Written request: Copy out exactly the lines spanning the line with "Rebuild this chart" to the line with "import plotly.graph_objects as go", inclusive, from the data underneath, with no pictures.
=======
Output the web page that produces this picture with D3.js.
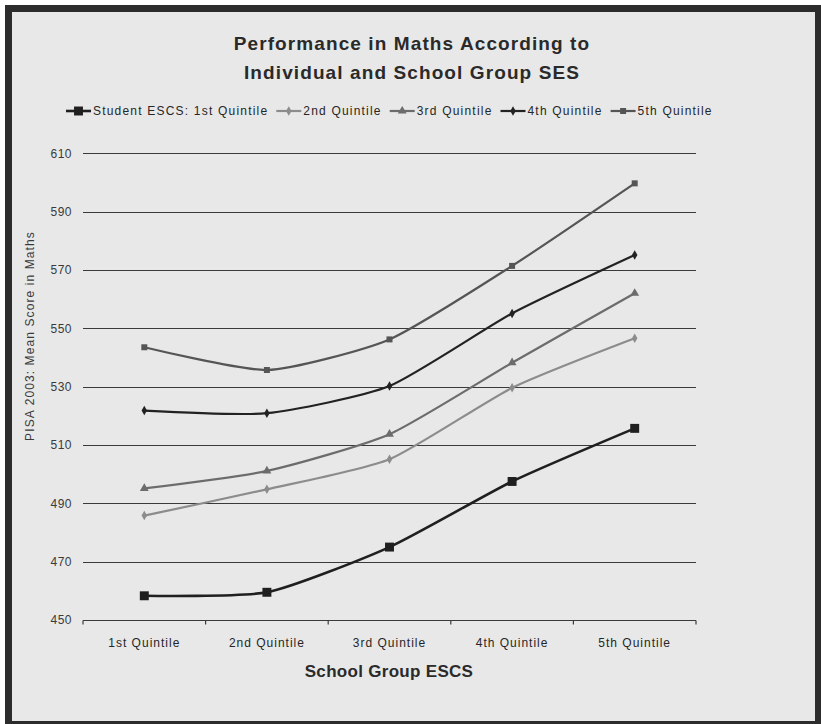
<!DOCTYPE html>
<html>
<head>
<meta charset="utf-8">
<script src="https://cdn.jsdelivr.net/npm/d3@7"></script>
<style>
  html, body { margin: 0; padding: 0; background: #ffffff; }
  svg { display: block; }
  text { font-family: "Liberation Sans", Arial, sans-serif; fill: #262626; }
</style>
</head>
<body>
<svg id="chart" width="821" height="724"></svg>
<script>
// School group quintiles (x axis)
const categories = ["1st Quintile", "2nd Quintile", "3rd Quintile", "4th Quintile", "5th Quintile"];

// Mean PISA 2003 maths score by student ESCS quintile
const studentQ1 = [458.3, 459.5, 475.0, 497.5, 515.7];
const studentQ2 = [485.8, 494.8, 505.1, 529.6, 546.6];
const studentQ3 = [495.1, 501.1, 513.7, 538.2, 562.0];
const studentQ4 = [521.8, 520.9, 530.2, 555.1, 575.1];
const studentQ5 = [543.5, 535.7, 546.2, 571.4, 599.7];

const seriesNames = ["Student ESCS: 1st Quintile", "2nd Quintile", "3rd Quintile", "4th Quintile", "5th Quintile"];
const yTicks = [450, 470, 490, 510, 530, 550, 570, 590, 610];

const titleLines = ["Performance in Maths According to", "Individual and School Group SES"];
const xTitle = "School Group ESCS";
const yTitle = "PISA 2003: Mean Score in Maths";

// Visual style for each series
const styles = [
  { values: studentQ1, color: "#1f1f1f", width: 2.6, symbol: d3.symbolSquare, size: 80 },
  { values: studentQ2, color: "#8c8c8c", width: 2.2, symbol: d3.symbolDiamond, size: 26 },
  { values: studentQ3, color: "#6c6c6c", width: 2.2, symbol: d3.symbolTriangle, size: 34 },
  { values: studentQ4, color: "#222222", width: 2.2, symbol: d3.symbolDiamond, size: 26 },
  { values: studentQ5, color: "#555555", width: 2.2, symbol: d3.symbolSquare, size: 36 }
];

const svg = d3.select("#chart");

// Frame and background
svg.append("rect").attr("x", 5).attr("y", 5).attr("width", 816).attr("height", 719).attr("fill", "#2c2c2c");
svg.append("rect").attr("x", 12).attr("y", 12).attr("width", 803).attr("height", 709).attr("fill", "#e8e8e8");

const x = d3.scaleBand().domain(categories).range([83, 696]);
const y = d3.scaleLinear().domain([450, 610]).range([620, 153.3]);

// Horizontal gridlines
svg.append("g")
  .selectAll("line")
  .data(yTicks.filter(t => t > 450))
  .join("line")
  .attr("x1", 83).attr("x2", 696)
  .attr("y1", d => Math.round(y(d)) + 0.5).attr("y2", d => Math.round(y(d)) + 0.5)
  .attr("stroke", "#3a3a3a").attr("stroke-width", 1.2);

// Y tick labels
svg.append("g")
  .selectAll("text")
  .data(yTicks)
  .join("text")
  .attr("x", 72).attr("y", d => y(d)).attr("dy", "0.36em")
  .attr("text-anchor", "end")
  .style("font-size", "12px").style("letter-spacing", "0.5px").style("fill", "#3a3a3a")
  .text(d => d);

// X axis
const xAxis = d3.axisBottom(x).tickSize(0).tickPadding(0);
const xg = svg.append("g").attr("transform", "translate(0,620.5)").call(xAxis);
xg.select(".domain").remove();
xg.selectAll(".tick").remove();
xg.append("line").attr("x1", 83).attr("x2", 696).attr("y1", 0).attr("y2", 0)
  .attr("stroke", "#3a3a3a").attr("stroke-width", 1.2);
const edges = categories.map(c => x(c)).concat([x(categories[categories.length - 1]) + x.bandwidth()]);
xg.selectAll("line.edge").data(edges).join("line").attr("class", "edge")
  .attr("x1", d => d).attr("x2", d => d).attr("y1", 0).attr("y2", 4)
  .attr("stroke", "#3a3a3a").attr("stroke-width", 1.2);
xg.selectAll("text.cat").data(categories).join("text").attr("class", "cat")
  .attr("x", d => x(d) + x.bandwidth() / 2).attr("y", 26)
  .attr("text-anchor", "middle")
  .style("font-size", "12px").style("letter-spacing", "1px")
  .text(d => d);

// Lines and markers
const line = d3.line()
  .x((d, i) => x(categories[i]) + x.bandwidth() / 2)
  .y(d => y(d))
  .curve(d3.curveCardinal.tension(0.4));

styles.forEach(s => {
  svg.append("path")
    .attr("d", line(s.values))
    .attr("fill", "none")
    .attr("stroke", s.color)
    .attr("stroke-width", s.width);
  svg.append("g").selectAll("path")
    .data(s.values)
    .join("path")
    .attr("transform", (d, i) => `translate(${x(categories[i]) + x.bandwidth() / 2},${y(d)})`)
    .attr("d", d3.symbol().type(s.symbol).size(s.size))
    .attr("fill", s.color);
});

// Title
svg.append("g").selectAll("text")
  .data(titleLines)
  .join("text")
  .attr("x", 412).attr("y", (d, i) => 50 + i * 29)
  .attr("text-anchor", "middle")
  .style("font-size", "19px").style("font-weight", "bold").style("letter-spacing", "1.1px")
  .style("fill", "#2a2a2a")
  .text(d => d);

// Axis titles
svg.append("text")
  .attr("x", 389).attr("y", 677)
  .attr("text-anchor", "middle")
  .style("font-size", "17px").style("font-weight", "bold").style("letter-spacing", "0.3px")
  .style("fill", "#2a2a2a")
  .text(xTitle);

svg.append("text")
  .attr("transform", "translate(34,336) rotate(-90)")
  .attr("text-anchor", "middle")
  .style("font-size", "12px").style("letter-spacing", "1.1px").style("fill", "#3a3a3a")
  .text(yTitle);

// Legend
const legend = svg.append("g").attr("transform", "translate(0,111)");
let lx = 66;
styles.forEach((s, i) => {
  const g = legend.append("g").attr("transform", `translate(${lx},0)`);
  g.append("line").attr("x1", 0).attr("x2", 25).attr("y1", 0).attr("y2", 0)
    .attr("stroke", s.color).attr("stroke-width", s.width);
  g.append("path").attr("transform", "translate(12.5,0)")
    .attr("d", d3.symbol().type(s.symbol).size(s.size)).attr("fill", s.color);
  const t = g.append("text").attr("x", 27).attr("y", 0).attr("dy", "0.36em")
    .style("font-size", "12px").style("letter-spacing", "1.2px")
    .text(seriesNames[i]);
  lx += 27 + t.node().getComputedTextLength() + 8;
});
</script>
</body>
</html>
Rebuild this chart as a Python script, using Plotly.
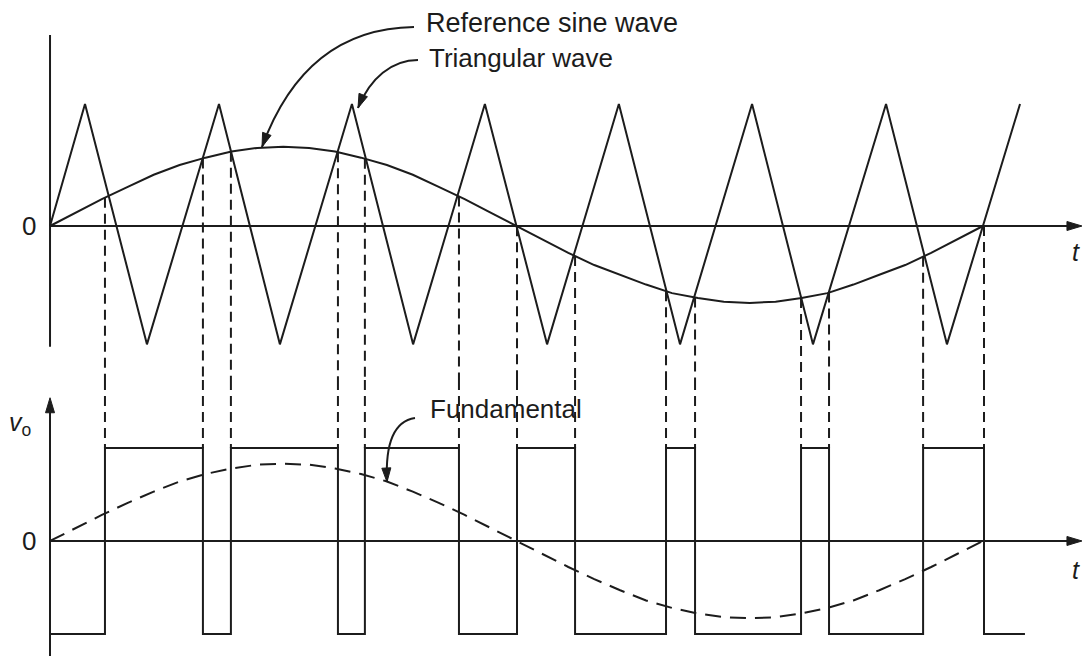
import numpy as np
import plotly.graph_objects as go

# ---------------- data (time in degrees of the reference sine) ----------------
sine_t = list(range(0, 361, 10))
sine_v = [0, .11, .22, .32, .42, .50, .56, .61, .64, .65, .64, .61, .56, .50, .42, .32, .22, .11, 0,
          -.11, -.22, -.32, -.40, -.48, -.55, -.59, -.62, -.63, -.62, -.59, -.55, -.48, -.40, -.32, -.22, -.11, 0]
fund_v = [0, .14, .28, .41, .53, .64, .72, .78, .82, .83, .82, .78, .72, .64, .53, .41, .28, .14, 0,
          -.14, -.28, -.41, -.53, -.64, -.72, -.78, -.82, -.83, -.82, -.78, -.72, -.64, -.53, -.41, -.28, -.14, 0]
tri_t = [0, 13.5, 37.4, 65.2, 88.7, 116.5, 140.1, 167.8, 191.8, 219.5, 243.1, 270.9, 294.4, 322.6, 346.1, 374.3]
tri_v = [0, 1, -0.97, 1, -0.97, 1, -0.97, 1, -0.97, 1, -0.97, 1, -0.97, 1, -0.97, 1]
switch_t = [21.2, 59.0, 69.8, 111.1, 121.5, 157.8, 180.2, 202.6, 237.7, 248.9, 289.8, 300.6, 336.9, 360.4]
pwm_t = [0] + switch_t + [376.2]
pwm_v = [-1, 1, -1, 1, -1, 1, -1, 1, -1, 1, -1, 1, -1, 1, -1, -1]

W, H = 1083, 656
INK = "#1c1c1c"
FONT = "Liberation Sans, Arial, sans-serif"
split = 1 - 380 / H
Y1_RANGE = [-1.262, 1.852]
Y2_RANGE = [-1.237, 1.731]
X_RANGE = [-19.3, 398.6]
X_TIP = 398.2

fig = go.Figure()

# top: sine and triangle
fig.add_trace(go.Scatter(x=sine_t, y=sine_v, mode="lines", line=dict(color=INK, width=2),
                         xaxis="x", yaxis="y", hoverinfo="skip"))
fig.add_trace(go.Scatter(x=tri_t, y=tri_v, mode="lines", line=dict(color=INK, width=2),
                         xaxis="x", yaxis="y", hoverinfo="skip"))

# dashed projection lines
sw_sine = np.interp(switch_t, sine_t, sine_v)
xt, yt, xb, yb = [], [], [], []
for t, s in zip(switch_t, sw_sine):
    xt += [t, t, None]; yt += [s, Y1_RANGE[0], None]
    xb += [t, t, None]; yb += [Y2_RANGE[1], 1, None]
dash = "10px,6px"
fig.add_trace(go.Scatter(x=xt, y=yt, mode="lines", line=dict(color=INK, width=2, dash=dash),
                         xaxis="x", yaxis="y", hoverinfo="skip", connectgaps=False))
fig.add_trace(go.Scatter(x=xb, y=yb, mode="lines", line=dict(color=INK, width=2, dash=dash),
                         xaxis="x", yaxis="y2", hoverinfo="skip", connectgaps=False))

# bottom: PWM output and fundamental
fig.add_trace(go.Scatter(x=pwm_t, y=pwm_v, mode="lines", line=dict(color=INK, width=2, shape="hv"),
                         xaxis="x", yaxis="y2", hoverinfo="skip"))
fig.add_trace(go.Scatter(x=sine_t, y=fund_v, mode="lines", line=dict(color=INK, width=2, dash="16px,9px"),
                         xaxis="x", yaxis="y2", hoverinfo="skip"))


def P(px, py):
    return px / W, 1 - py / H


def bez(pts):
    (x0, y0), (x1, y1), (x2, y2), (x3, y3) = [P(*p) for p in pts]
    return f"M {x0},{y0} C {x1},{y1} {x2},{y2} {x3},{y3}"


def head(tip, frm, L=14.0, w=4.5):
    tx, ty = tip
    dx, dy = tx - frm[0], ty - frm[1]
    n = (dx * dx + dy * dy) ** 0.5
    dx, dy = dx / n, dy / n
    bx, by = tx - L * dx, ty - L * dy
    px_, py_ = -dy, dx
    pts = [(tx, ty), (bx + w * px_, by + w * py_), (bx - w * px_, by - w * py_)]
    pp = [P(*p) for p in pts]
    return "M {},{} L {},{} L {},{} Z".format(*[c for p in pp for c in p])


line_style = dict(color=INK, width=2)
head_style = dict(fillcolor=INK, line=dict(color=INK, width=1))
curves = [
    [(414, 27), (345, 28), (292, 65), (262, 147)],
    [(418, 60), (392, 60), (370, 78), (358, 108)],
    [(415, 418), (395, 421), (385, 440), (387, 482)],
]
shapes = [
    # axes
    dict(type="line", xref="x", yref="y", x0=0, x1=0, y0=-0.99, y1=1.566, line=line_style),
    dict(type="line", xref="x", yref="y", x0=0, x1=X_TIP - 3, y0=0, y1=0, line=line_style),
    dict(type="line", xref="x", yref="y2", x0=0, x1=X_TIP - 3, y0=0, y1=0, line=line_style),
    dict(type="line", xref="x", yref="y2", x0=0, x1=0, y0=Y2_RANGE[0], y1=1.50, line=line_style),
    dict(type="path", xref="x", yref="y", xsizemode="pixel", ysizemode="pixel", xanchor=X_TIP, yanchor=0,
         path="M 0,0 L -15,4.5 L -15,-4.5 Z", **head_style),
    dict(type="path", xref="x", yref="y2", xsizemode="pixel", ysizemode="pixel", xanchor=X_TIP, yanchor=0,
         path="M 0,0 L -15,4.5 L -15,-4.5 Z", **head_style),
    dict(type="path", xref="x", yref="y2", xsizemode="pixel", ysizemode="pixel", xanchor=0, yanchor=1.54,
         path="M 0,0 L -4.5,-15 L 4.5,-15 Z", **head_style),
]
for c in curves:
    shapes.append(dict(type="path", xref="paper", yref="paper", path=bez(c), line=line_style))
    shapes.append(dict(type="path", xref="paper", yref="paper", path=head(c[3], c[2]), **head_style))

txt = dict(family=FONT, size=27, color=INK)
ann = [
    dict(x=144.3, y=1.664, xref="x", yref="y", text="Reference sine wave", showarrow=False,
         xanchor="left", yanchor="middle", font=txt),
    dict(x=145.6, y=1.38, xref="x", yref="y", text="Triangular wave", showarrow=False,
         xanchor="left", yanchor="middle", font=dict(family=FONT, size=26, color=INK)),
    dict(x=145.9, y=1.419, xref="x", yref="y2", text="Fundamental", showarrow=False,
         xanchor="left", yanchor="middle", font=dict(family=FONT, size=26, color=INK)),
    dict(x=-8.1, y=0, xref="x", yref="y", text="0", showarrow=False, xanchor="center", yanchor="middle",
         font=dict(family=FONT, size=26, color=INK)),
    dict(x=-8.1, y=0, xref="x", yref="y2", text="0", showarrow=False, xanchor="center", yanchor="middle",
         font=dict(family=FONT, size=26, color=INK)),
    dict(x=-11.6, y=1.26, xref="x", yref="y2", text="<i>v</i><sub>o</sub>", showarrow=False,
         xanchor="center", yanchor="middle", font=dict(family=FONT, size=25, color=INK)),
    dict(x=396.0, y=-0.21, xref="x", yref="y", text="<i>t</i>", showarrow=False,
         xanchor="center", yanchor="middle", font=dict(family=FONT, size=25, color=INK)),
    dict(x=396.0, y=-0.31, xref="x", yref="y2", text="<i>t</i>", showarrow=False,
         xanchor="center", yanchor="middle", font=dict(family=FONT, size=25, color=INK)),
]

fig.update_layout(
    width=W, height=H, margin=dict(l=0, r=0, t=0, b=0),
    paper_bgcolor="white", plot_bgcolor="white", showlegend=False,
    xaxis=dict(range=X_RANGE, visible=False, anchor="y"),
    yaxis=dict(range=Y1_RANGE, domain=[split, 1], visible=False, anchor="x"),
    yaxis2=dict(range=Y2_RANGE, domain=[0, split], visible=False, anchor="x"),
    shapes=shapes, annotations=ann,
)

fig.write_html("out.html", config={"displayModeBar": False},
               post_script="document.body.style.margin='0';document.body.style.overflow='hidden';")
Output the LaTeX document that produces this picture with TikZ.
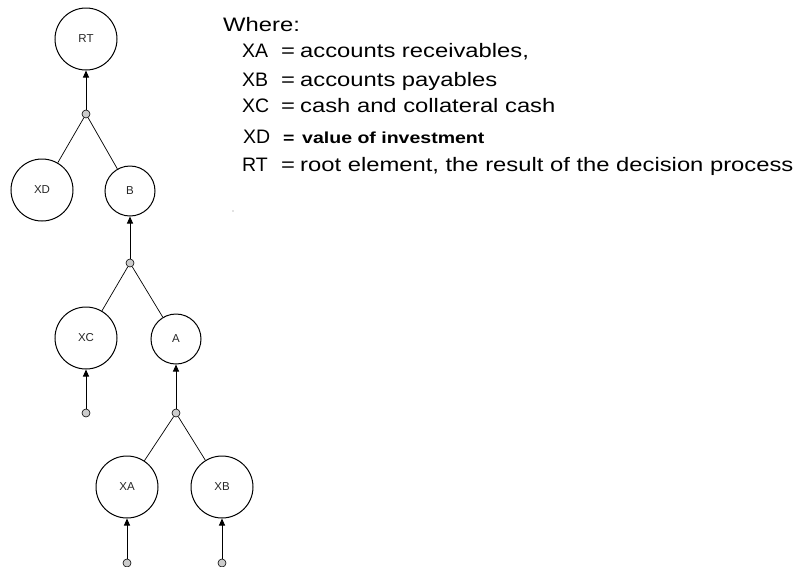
=======
Expected output:
Rebuild this chart as a Python script, using Plotly.
import numpy as np
import plotly.graph_objects as go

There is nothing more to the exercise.